= Cal Dalton =

American animator and director (1908–1974)

Calvin Moore Dalton (December 2, 1908 – June 9, 1974) was an American animator and director best known for his work at Warner Bros. Cartoons.

==Work==
Dalton's first commercial animation work was in 1930 for Romer Grey and Boyd La Vero, serving as a lead animator on the latter's series. He later worked on an animated short version of The Wizard of Oz that was produced by Ted Eshbaugh's independent animation studio in 1933. Afterwards, Dalton left to work at Leon Schlesinger Productions, with his first project being 1934's Viva Buddy. All together, Dalton worked on 33 Warner Bros. cartoons as part of their animation department. In 1937, he animated on the Bob Clampett directed segment for When's Your Birthday?.

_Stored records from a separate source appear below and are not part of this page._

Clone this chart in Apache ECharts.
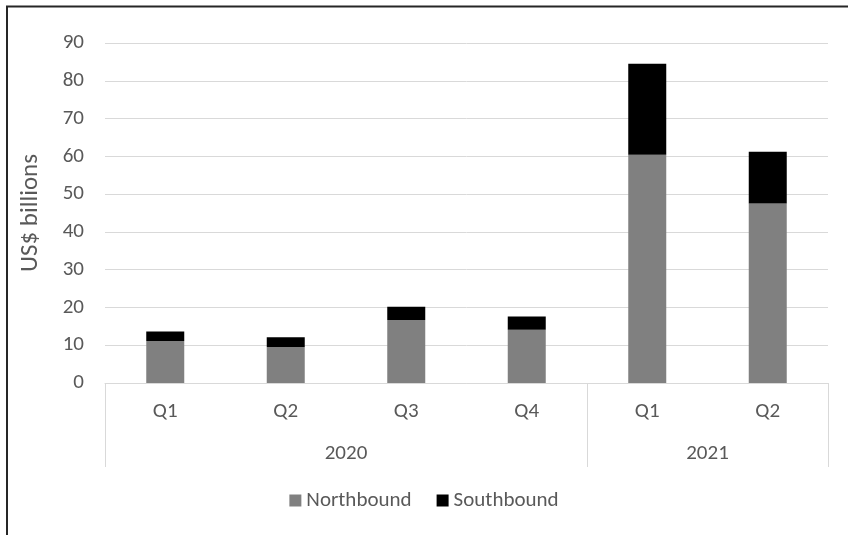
<!DOCTYPE html>
<html><head><meta charset="utf-8">
<script src="https://cdn.jsdelivr.net/npm/echarts@6/dist/echarts.min.js"></script>
<style>html,body{margin:0;padding:0;background:#fff}#c{width:848px;height:535px}</style>
</head><body><div id="c"></div>
<script>
const quarters = ['Q1','Q2','Q3','Q4','Q1','Q2'];
const years = ['2020','2021'];
const yearBounds = [0,4,6];
const yearCenters = [2,5];
const northbound = [11.1, 9.5, 16.7, 14.1, 60.4, 47.5];
const southbound = [2.5, 2.6, 3.5, 3.5, 24.1, 13.7];

const FONT = "Carlito, 'Liberation Sans Narrow', 'DejaVu Sans Condensed', sans-serif";
const TXT = '#595959';
const chart = echarts.init(document.getElementById('c'), null, {renderer:'canvas'});
chart.setOption({
  animation:false,
  textStyle:{fontFamily:FONT},
  graphic:[{type:'rect',shape:{x:7,y:6.5,width:900,height:600},style:{fill:'none',stroke:'#262626',lineWidth:2},z:-1}],
  grid:{left:105,right:20,top:43,bottom:152},
  legend:{top:490,left:'center',padding:0,itemWidth:12,itemHeight:12,itemGap:25,icon:'rect',
    textStyle:{fontFamily:FONT,fontSize:21,color:TXT},data:['Northbound','Southbound']},
  xAxis:[
    {type:'category',data:quarters,position:'bottom',
      axisLine:{lineStyle:{color:'#d9d9d9',width:1}},axisTick:{show:false},
      axisLabel:{fontFamily:FONT,fontSize:21,color:TXT,margin:18}},
    {type:'value',min:0,max:6,position:'bottom',
      axisLine:{show:false},splitLine:{show:false},
      axisTick:{show:true,customValues:yearBounds,length:84,lineStyle:{color:'#d9d9d9',width:1}},
      axisLabel:{customValues:yearCenters,fontFamily:FONT,fontSize:21,color:TXT,margin:60,
        formatter:function(v){return years[yearCenters.indexOf(v)];}}}
  ],
  yAxis:{type:'value',min:0,max:90,interval:10,name:'US$ billions',nameLocation:'middle',nameGap:62,nameRotate:90,
    nameTextStyle:{fontFamily:FONT,fontSize:25,color:TXT},
    axisLine:{show:false},axisTick:{show:false},
    axisLabel:{fontFamily:FONT,fontSize:21,color:TXT,margin:21},
    splitLine:{lineStyle:{color:'#d9d9d9',width:1}}},
  series:[
    {name:'Northbound',type:'bar',stack:'t',xAxisIndex:0,barWidth:38,data:northbound,itemStyle:{color:'#808080'}},
    {name:'Southbound',type:'bar',stack:'t',xAxisIndex:0,barWidth:38,data:southbound,itemStyle:{color:'#000000'}}
  ]
});
</script></body></html>
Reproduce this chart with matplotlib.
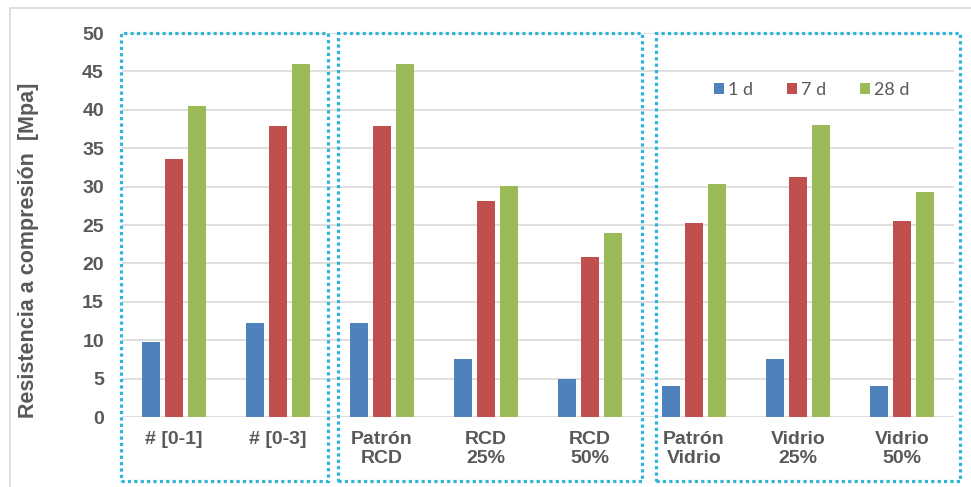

In 1938, following Friz Freleng's departure, Frank Tashlin was promoted to take over Freleng's unit, while Dalton was promoted to director to take over Tashlin's old unit; for unknown reasons, he was never allowed to be sole director, and shared his duties initially with Cal Howard, and then Ben Hardaway. Dalton later admitted feeling aggrieved about the fact that while he was meant to be nominally in charge of Freleng's former unit, he tended to be overshadowed by the presence of the more experienced Hardaway.

Dalton's major contribution to the legacy of Warner Bros. animation was having co-directed Hare-um Scare-um in 1939 with Hardaway. The short featured a gray and white rabbit that served as the prototype for Bugs Bunny. Dalton directed or co-directed a total of 17 Warner Bros. cartoons from 1938 through 1940. He spent the rest of his years at Warner Bros. doing strictly animation work before leaving the studio in 1947. Dalton's last project was Goofy Gophers (1947), which was the first cartoon to feature those characters. He also did some uncredited animation in the Daffy Duck cartoon called Mexican Joyride (1947).